Authorities publicly claim that the pro-Kurdish media are aligned with the PKK and the KCK. The government says the journalists produce propaganda in favor of the banned organizations.

A 2012 trial in Adana made national news when the judge refused to allow Akyüz and other defendants to offer statements in their native Kurdish. In his March 2016 letter to Bianet, the journalist said he was never allowed to testify in court. A June 2014 report by the Organization for Security and Cooperation in Europe (OSCE) also found that court officials withheld case documents from Akyüz’s lawyer for more than a year.

In September 2018, Akyüz’s lawyer Vedat Özkan told CPJ that the Constitutional Court rejected his appeal. 

The journalist is also serving a sentence for a separate conviction of “making propaganda for a [terrorist] organization” (the PKK), Özkan told CPJ in November 2019. The lawyer said that in that case, a court sentenced the journalist to three years and one month in prison in either 2003 or 2004. He added that he did not have further documents or information on the case.

Özkan has told CPJ that Akyüz should have been eligible for release in late December 2019. However, the journalist was sentenced to an additional six years and three months in prison for “being a member of a [terrorist] organization”–the KCK/PKK–on December 10, 2019, according to reports.
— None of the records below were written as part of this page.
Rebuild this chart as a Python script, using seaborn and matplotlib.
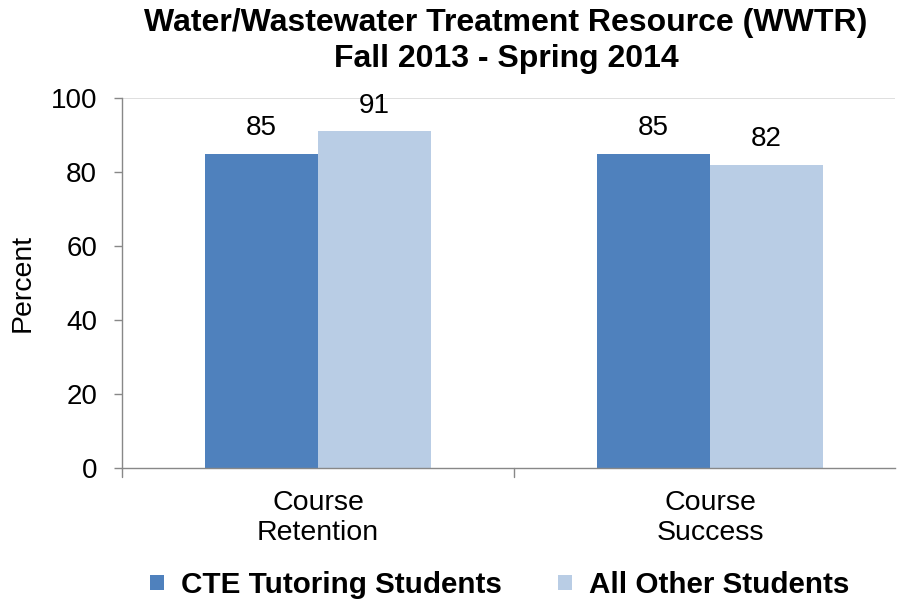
import matplotlib
matplotlib.use("Agg")
import matplotlib.pyplot as plt
import seaborn as sns
import pandas as pd
from matplotlib.patches import Patch

categories = ["Course\nRetention", "Course\nSuccess"]
series_names = ["CTE Tutoring Students", "All Other Students"]
cte_values = [85, 85]
other_values = [91, 82]
colors = ["#4F81BD", "#B9CDE5"]
yticks = [0, 20, 40, 60, 80, 100]

df = pd.DataFrame({
    "Category": categories * 2,
    "Group": [series_names[0]] * 2 + [series_names[1]] * 2,
    "Percent": cte_values + other_values,
})

sns.set_theme(style="white")
plt.rcParams["font.family"] = ["Liberation Sans", "DejaVu Sans"]
plt.rcParams["text.color"] = "black"
plt.rcParams["axes.labelcolor"] = "black"
plt.rcParams["xtick.color"] = "black"
plt.rcParams["ytick.color"] = "black"

fig = plt.figure(figsize=(8.97, 6.02), dpi=100)
W, H = 897, 602
ax = fig.add_axes([122 / W, 1 - 468 / H, (895 - 122) / W, (468 - 98) / H])

sns.barplot(data=df, x="Category", y="Percent", hue="Group",
            palette=colors, width=0.575, saturation=1, ax=ax,
            legend=False, errorbar=None, linewidth=0)

ax.set_xlim(-0.5, -0.5 + (895 - 122) / 392)
ax.set_ylim(0, 100)
ax.set_yticks(yticks)
ax.set_yticklabels([str(v) for v in yticks], fontsize=20)
ax.set_xticks([0, 1])
ax.set_xticklabels(categories, fontsize=20.5, linespacing=1.2)
ax.tick_params(axis="x", length=0, pad=16)
ax.tick_params(axis="y", left=True, length=6, width=1, color="#888888",
               labelcolor="black", direction="out", pad=12)
# category boundary ticks
for xb in [-0.5, 0.5, 1.5]:
    ax.plot([xb, xb], [0, -2.4], color="#888888", lw=1,
            clip_on=False, transform=ax.transData)
ax.axhline(100, color="#D9D9D9", lw=1.2, zorder=0)

for s in ["top", "right"]:
    ax.spines[s].set_visible(False)
for s in ["left", "bottom"]:
    ax.spines[s].set_color("#888888")
    ax.spines[s].set_linewidth(1)

ax.set_xlabel("")
ax.set_ylabel("Percent", fontsize=20.5, labelpad=11)

for cont in ax.containers:
    ax.bar_label(cont, labels=[f"{v:.0f}" for v in cont.datavalues],
                 padding=9, fontsize=20)

fig.text(506 / W, 1 - 23 / H, "Water/Wastewater Treatment Resource (WWTR)",
         ha="center", va="center", fontsize=23, fontweight="bold")
fig.text(506 / W, 1 - 59 / H, "Fall 2013 - Spring 2014",
         ha="center", va="center", fontsize=23, fontweight="bold")

handles = [Patch(facecolor=c, edgecolor="none") for c in colors]
fig.legend(handles, series_names, loc="center", bbox_to_anchor=(500 / W, 1 - 585 / H),
           ncol=2, frameon=False, prop={"size": 21.3, "weight": "bold"},
           handlelength=0.45, handleheight=0.45, handletextpad=0.6, columnspacing=1.9)

fig.savefig("out.png", dpi=100)
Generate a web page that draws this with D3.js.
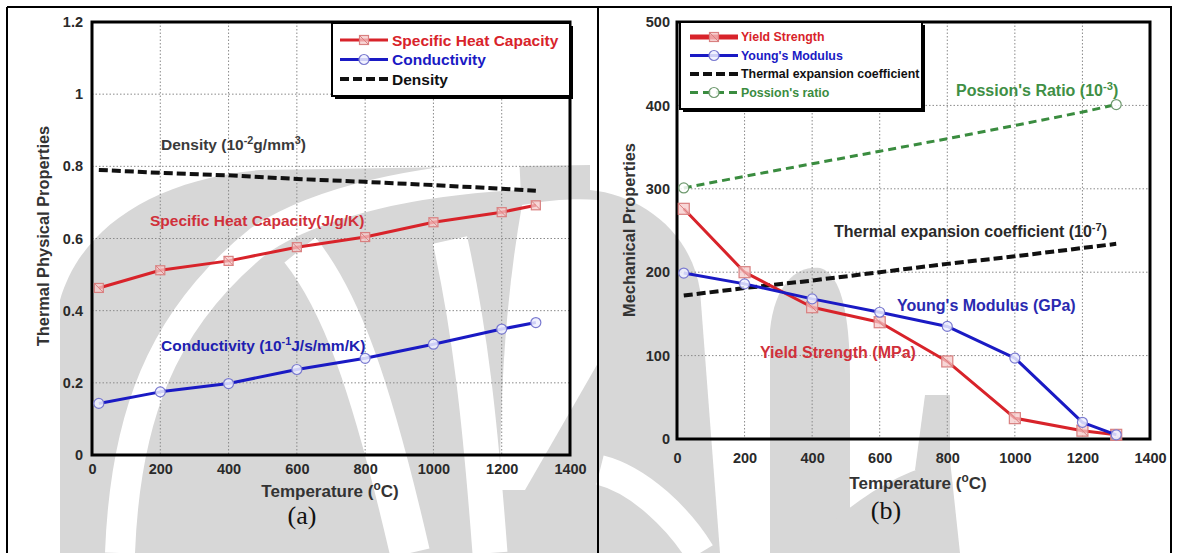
<!DOCTYPE html>
<html>
<head>
<meta charset="utf-8">
<script src="https://cdn.jsdelivr.net/npm/d3@7"></script>
<style>
  html, body { margin: 0; padding: 0; background: #fff; }
  svg { display: block; }
  text { font-family: "Liberation Sans", Arial, sans-serif; }
</style>
</head>
<body>
<svg id="fig" width="1178" height="553"></svg>
<script>
// ---- Panel (a): thermal physical properties ----
const tempsA = [20, 200, 400, 600, 800, 1000, 1200, 1300];
const specificHeat = [0.463, 0.512, 0.538, 0.576, 0.604, 0.645, 0.673, 0.692];
const conductivity = [0.143, 0.175, 0.198, 0.237, 0.268, 0.307, 0.349, 0.367];
const density = [0.790, 0.782, 0.775, 0.765, 0.757, 0.748, 0.738, 0.732];
const xTicksA = [0, 200, 400, 600, 800, 1000, 1200, 1400];
const yTicksA = [0, 0.2, 0.4, 0.6, 0.8, 1, 1.2];

// ---- Panel (b): mechanical properties ----
const tempsB = [20, 200, 400, 600, 800, 1000, 1200, 1300];
const yieldStrength = [276, 200, 158, 140, 93, 25, 10, 5];
const youngsModulus = [199, 186, 168, 152, 135, 97, 20, 5];
const thermalExpansion = [172, 181, 190, 200, 210, 219, 229, 234];
const poissonRatio = [301, 315, 330, 345, 360, 376, 392, 401];
const xTicksB = [0, 200, 400, 600, 800, 1000, 1200, 1400];
const yTicksB = [0, 100, 200, 300, 400, 500];

const svg = d3.select("#fig");

// ---- background watermark (light grey emblem behind the figure) ----
const wm = svg.append("g").attr("fill", "#d7d7d7").attr("stroke", "none");
const wmShapes = [
  "M60,553 L60,300 C80,230 150,180 260,170 L590,165 L590,553 Z",
  "M590,553 L590,190 C640,195 690,230 700,290 L720,553 Z",
  "M770,553 L770,330 C775,280 800,265 820,268 C845,275 850,330 850,380 L850,553 Z",
  "M800,553 C850,500 900,470 950,460 L960,553 Z",
  "M915,470 L925,395 L950,395 L950,470 Z"
];
wm.selectAll("path").data(wmShapes).join("path").attr("d", d => d);
const wmWhite = svg.append("g").attr("fill", "none").attr("stroke", "#fff").attr("stroke-linecap", "butt");
const whiteBands = [
  {d: "M120,553 C125,420 160,320 260,240 C320,200 420,180 520,175", w: 30},
  {d: "M300,250 C340,300 370,380 410,553", w: 40},
  {d: "M450,240 C470,330 480,420 490,553", w: 35},
  {d: "M735,553 C740,420 750,320 770,250", w: 28},
  {d: "M600,470 C640,480 680,520 700,553", w: 30}
];
wmWhite.selectAll("path").data(whiteBands).join("path")
  .attr("d", d => d.d).attr("stroke-width", d => d.w);
svg.append("path").attr("fill", "#fff")
  .attr("d", "M522,205 C550,200 575,198 598,200 L598,363 L525,490 L500,490 C500,400 505,300 522,205 Z");

// ---- outer frame ----
const frame = svg.append("g").attr("stroke", "#000").attr("stroke-width", 2).attr("fill", "none");
frame.append("line").attr("x1", 7).attr("x2", 1172).attr("y1", 7).attr("y2", 7);
frame.append("line").attr("x1", 7).attr("x2", 7).attr("y1", 7).attr("y2", 553);
frame.append("line").attr("x1", 598).attr("x2", 598).attr("y1", 7).attr("y2", 553);
frame.append("line").attr("x1", 1171).attr("x2", 1171).attr("y1", 7).attr("y2", 553);

function drawPanel(cfg) {
  const g = svg.append("g");
  const x = d3.scaleLinear().domain([0, 1400]).range([cfg.left, cfg.right]);
  const y = d3.scaleLinear().domain(cfg.yDomain).range([cfg.bottom, cfg.top]);

  const grid = g.append("g").attr("stroke", "#8a8a8a").attr("stroke-width", 1)
    .attr("stroke-dasharray", "1.5,2");
  grid.selectAll("line.v").data(cfg.xTicks.slice(1, -1)).join("line").attr("class", "v")
    .attr("x1", d => x(d)).attr("x2", d => x(d)).attr("y1", cfg.top).attr("y2", cfg.bottom);
  grid.selectAll("line.h").data(cfg.yTicks.slice(1, -1)).join("line").attr("class", "h")
    .attr("y1", d => y(d)).attr("y2", d => y(d)).attr("x1", cfg.left).attr("x2", cfg.right);

  const xAxis = d3.axisBottom(x).tickValues(cfg.xTicks).tickSize(0).tickPadding(cfg.xPad)
    .tickFormat(d3.format("d"));
  const yAxis = d3.axisLeft(y).tickValues(cfg.yTicks).tickSize(0).tickPadding(cfg.yPad)
    .tickFormat(cfg.yFormat);
  const gx = g.append("g").attr("transform", `translate(0,${cfg.bottom})`).call(xAxis);
  const gy = g.append("g").attr("transform", `translate(${cfg.left},0)`).call(yAxis);
  [gx, gy].forEach(a => {
    a.select(".domain").remove();
    a.selectAll("text").attr("font-size", 14.5).attr("font-weight", "bold")
      .attr("fill", "#2a2a2a").style("font-family", "'Liberation Sans', Arial, sans-serif");
  });

  g.append("rect").attr("x", cfg.left).attr("y", cfg.top)
    .attr("width", cfg.right - cfg.left).attr("height", cfg.bottom - cfg.top)
    .attr("fill", "none").attr("stroke", "#000").attr("stroke-width", 3);

  return {g, x, y};
}

function drawSeries(p, xs, ys, style) {
  const line = d3.line().x((d, i) => p.x(xs[i])).y(d => p.y(d));
  p.g.append("path").datum(ys).attr("d", line)
    .attr("fill", "none").attr("stroke", style.color).attr("stroke-width", style.width)
    .attr("stroke-dasharray", style.dash || null).attr("stroke-linejoin", "round");
  if (!style.marker) return;
  const idx = style.markerIdx || ys.map((d, i) => i);
  idx.forEach(i => drawMarker(p.g, p.x(xs[i]), p.y(ys[i]), style));
}

function drawMarker(g, cx, cy, style) {
  if (style.marker === "square") {
    const s = style.msize || 9;
    g.append("rect").attr("x", cx - s / 2).attr("y", cy - s / 2).attr("width", s).attr("height", s)
      .attr("fill", style.mfill).attr("fill-opacity", 0.75)
      .attr("stroke", style.mstroke).attr("stroke-width", 1.2);
    g.append("line").attr("x1", cx - s / 2).attr("y1", cy - s / 2)
      .attr("x2", cx + s / 2).attr("y2", cy + s / 2)
      .attr("stroke", style.mstroke).attr("stroke-width", 1);
  } else if (style.marker === "circle") {
    g.append("circle").attr("cx", cx).attr("cy", cy).attr("r", style.msize || 5)
      .attr("fill", style.mfill).attr("fill-opacity", 0.85)
      .attr("stroke", style.mstroke).attr("stroke-width", 1.2);
  }
}

function drawLegend(box, rows, fontSize) {
  const lg = svg.append("g");
  lg.append("rect").attr("x", box.x + 3).attr("y", box.y + 3).attr("width", box.w).attr("height", box.h)
    .attr("fill", "#000");
  lg.append("rect").attr("x", box.x).attr("y", box.y).attr("width", box.w).attr("height", box.h)
    .attr("fill", "#fff").attr("stroke", "#000").attr("stroke-width", 2);
  rows.forEach((r, i) => {
    const yy = box.y + box.first + i * box.step;
    lg.append("line").attr("x1", box.x + box.lx0).attr("x2", box.x + box.lx1)
      .attr("y1", yy).attr("y2", yy).attr("stroke", r.style.color)
      .attr("stroke-width", r.style.legendWidth || r.style.width)
      .attr("stroke-dasharray", r.style.dash || null);
    if (r.style.marker) drawMarker(lg, box.x + (box.lx0 + box.lx1) / 2, yy, r.style);
    lg.append("text").attr("x", box.x + box.tx).attr("y", yy).attr("dy", "0.36em")
      .attr("font-size", fontSize).attr("font-weight", "bold").attr("fill", r.textColor)
      .text(r.label);
  });
}

function richText(g, x, y, parts, attrs) {
  const t = g.append("text").attr("x", x).attr("y", y);
  Object.entries(attrs).forEach(([k, v]) => t.attr(k, v));
  parts.forEach(p => {
    const ts = t.append("tspan").text(p.t);
    if (p.sup) ts.attr("baseline-shift", "super").attr("font-size", "70%");
  });
  return t;
}

// ---- styles ----
const redStyle = {color: "#d8232a", width: 3, marker: "square", msize: 9, mfill: "#f6c9c9", mstroke: "#d98080"};
const blueStyle = {color: "#1a1ac4", width: 3, marker: "circle", msize: 5, mfill: "#eef0ff", mstroke: "#7a7ad0"};
const blackDash = {color: "#111", width: 4, dash: "9,4"};
const greenDash = {color: "#3a8c3f", width: 3, dash: "8,5", marker: "circle", msize: 5,
  mfill: "#fff", mstroke: "#6f9a6f", markerIdx: [0, 7]};

// ---- panel (a) ----
const pa = drawPanel({left: 92, right: 570, top: 22, bottom: 455, yDomain: [0, 1.2], xPad: 9, yPad: 9,
  xTicks: xTicksA, yTicks: yTicksA, yFormat: d => d3.format("~g")(d)});
drawSeries(pa, tempsA, density, blackDash);
drawSeries(pa, tempsA, specificHeat, redStyle);
drawSeries(pa, tempsA, conductivity, blueStyle);

const annA = {"font-size": 15.5, "font-weight": "bold"};
richText(pa.g, 161, 150, [{t: "Density (10"}, {t: "-2", sup: true}, {t: "g/mm"}, {t: "3", sup: true}, {t: ")"}],
  Object.assign({fill: "#3a3a3a"}, annA));
richText(pa.g, 150, 226, [{t: "Specific Heat Capacity(J/g/K)"}], Object.assign({fill: "#d0303a"}, annA));
richText(pa.g, 161, 351, [{t: "Conductivity (10"}, {t: "-1", sup: true}, {t: "J/s/mm/K)"}],
  Object.assign({fill: "#2020b0"}, annA));

drawLegend({x: 332, y: 23, w: 238, h: 73, first: 17, step: 19.5, lx0: 8, lx1: 56, tx: 60},
  [{label: "Specific Heat Capacity", style: redStyle, textColor: "#d8232a"},
   {label: "Conductivity", style: blueStyle, textColor: "#1a1ac4"},
   {label: "Density", style: blackDash, textColor: "#111"}], 15.5);

svg.append("text").attr("transform", "translate(49,236) rotate(-90)").attr("text-anchor", "middle")
  .attr("font-size", 16.4).attr("font-weight", "bold").attr("fill", "#333").text("Thermal Physical Properties");
richText(svg, 330, 497, [{t: "Temperature ("}, {t: "o", sup: true}, {t: "C)"}],
  {"font-size": 17, "font-weight": "bold", fill: "#333", "text-anchor": "middle"});
svg.append("text").attr("x", 302).attr("y", 524).attr("text-anchor", "middle")
  .style("font-family", "'Liberation Serif', 'Times New Roman', serif").attr("font-size", 26)
  .attr("fill", "#111").text("(a)");

// ---- panel (b) ----
const pb = drawPanel({left: 677, right: 1150, top: 22, bottom: 439, yDomain: [0, 500], xPad: 14, yPad: 7,
  xTicks: xTicksB, yTicks: yTicksB, yFormat: d3.format("d")});
drawSeries(pb, tempsB, poissonRatio, greenDash);
drawSeries(pb, tempsB, thermalExpansion, blackDash);
const redB = Object.assign({}, redStyle, {msize: 11});
drawSeries(pb, tempsB, yieldStrength, redB);
drawSeries(pb, tempsB, youngsModulus, blueStyle);

const annB = {"font-size": 16, "font-weight": "bold"};
richText(pb.g, 956, 96, [{t: "Possion's Ratio (10"}, {t: "-3", sup: true}, {t: ")"}],
  Object.assign({fill: "#3f8f45"}, annB));
richText(pb.g, 834, 237, [{t: "Thermal expansion coefficient (10"}, {t: "-7", sup: true}, {t: ")"}],
  Object.assign({fill: "#2a2a2a"}, annB));
richText(pb.g, 897, 311, [{t: "Young's Modulus (GPa)"}], Object.assign({fill: "#2a2ab0"}, annB));
richText(pb.g, 760, 358, [{t: "Yield Strength (MPa)"}], Object.assign({fill: "#d0303a"}, annB));

drawLegend({x: 680, y: 22, w: 242, h: 87, first: 15, step: 18.5, lx0: 10, lx1: 58, tx: 61},
  [{label: "Yield Strength", style: Object.assign({}, redStyle, {legendWidth: 5}), textColor: "#d8232a"},
   {label: "Young's Modulus", style: blueStyle, textColor: "#1a1ac4"},
   {label: "Thermal expansion coefficient", style: blackDash, textColor: "#111"},
   {label: "Possion's ratio", style: greenDash, textColor: "#3a8c3f"}], 12.4);

svg.append("text").attr("transform", "translate(635,230) rotate(-90)").attr("text-anchor", "middle")
  .attr("font-size", 16.4).attr("font-weight", "bold").attr("fill", "#333").text("Mechanical Properties");
richText(svg, 918, 489, [{t: "Temperature ("}, {t: "o", sup: true}, {t: "C)"}],
  {"font-size": 17, "font-weight": "bold", fill: "#333", "text-anchor": "middle"});
svg.append("text").attr("x", 886).attr("y", 519).attr("text-anchor", "middle")
  .style("font-family", "'Liberation Serif', 'Times New Roman', serif").attr("font-size", 26)
  .attr("fill", "#111").text("(b)");
</script>
</body>
</html>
Akyüz was convicted as part of a joint trial with 96 defendants based on the 2008 crackdown on mostly Kurdish politicians, according to those reports, which said the journalist planned to file an appeal.

Added to his previous sentences of 12 years, and three years and one month, this brings Özkan’s cumulative sentence to 21 years and four months.

Akyüz is held in High Security Prison 2 in the western city of Izmir, his lawyer said. Özkan told CPJ in September 2022 via messaging app that his client’s health remains satisfactory, he is allowed to receive and send mail and has access to newspapers, and his family and lawyers are allowed to visit.

CPJ emailed the Turkish Ministry of Justice in October 2022 for comment but did not receive any reply.